08
Feb

The forgotten matriarch of champagne – Madame Clicquot (1777-1866)

If it wasn’t for Clicquot, we might still be drinking cloudy champagne!
Veuve Clicquot is a sparkling wine produced in the Champagne region of France primarily from the varietals Pinot Noir, Pinot Meunier and Chardonnay. Associated with romance, luxury, glamour and celebration, it wasn’t always so. We owe champagne’s worldwide appeal to a relatively unknown figure – Widow Clicquot or Veuve Clicquot, who earned the moniker, “Grande Dame of Champagne.”

The origin of champagne actually dates all the way back to the first half of the sixteenth century, when an order of Benedictine monks of the Abbey of Saint-Hilaire produced the first sparkling wine in 1531. Up until the nineteenth century, however, sparkling wine was nothing like the drink we call champagne today. Its appearance and, more importantly its taste would have been virtually unrecognizable to most of us.

Taking over her husband’s wine business when she was widowed at just twenty-seven years of age, Cicquot established what would become one of the world’s most celebrated champagne houses. Under her direction, the house focused solely on champagne. She excelled in the business. Crucially, in 1816, she was responsible for the riddling table process to clarify the champagne. Up to this time, the second fermentation of wine, the basis of the champagne process, resulted in a very sweet product with large bubbles and an annoying residual yeast sediment. It was cloudy and unappealing. Clicquot’s sparkling wines were not only crystal clear, they tasted better.

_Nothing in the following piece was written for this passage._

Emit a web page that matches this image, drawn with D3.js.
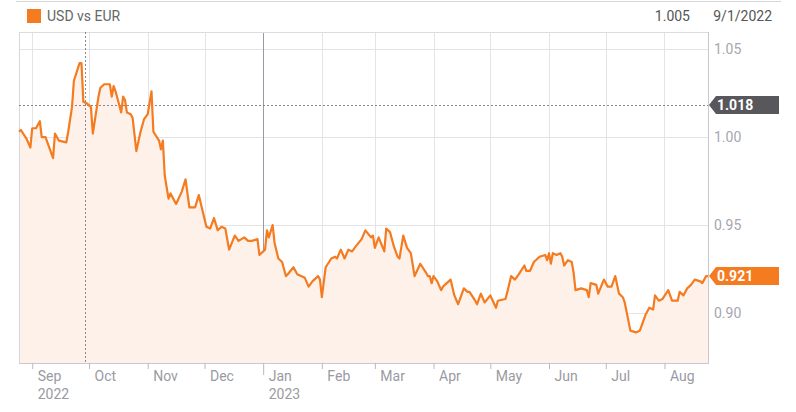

Veuve Clicquot exploited her discovery with unusual prowes for a business woman of the period introducing her champagne to the European Royal Courts as well as to the elite circles of Imperial Russia. She played a vital role in establishing champagne as the preferred drink of high society and European nobility, becoming the richest business woman of her time. Thanks to Veuve Clicquot, today, sparkling wines are produced and enjoyed worldwide, albeit under different names, such as Cava in Spain or Sekt in Germany or Asti in Italy.